Think of it like this: by not even risking those ships, they now have 100% certainty that those ships are available for use against a roamer that isn’t intent to chat and bait for fights, or an enemy that has more strength that the 5 players that were engaging at that moment. The pilots don’t have to spend their isk on replacing those ships, they can spend it on skill injectors for more rorquals (given the era and alliance discussed). The corp doesn’t have to spend SRP isk on replacing the ships either, it can invest in newbro handouts or subsidised JF fuel, or a new station closer to a mining field, or upgrading a border Fort to a Keep for logistics purposes.
All these things may very well go against your game in eve, and some of the mechanics unveiled by that reasoning may well be bad for the overall health of the game. But so long as they are possible, and will lead to victory, you can expect people to follow that path no matter how hard you wail and gnash your teeth.

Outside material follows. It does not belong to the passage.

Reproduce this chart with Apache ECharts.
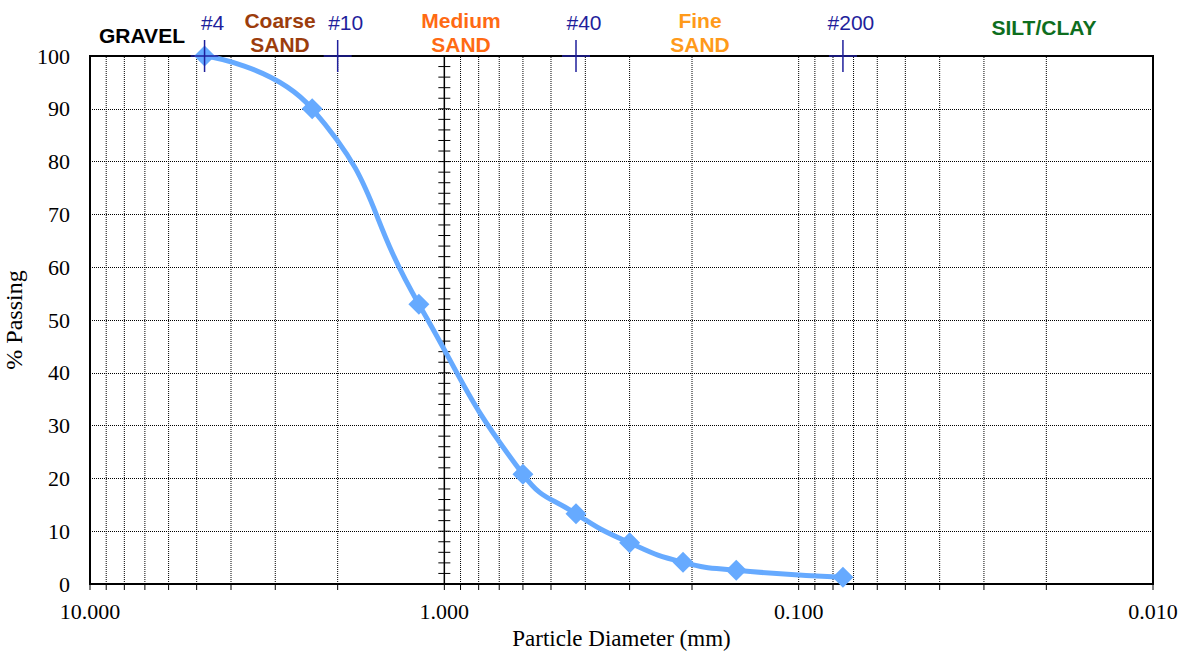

Its wierd though, Ive played for a decade now, and I never got the feeling that there were tens of thousands of people.
I guess maybe not being a nullsperson gave me that view, but in all honesty I have always wondered where they come from, how are they recruited, and where they all are.
They are spread out across the map, and across timezones. If you roam regularly, you get a feel for when groups are active and when they are asleep.
Despite some appearance to the contrary, people generally don’t log in and leave their accounts up all day - barring campers, griefers and botters at any rate! The overwhelming majority of players - and thus nullsec players also - will log in for a few hours a day max. They may have a range of systems they are active in, including wormholes, abyss and high sec.
As a roamer, I’m passing through people’s space for MAYBE an hour, tops. Even if all things were equal, that would give me a 1/24 chance of seeing everyone in the system throughout the day, or looking at it in the inverse, the area has a capability of supporting 24x the pilots I see there in that hour. (OK, that’s taking it to extremes, but I hope you see what I’m getting at…)
If you want an idea of max form numbers, you only have to go back to the M2 timers where the world record was set. Nullperson or not, you can’t have missed that?
Ofc not but my instinct is not to assume those are individual people.
The dwindling numbers of individual posters on the forums and other media is what I believe gives a number of people, myself included, the unfounded feeling theres not that many folk aroubd.
But like I said previously, Im on the outside of the divide, as a person on the other side of that wall, you will have a different view.
Im not saying there arent 10000s of individuals in Null, I just never got that feeling. Esp. as I havent the first clue how they get recruited.
Hold on, which wall are you talking about?
As someone who plays the game still, and is far more active in Comms and various discords etc than I am on these forums or Reddit, I can tell you that if you think eve is dying based on the miserable buggers that float around in those places, you are being severely misinformed!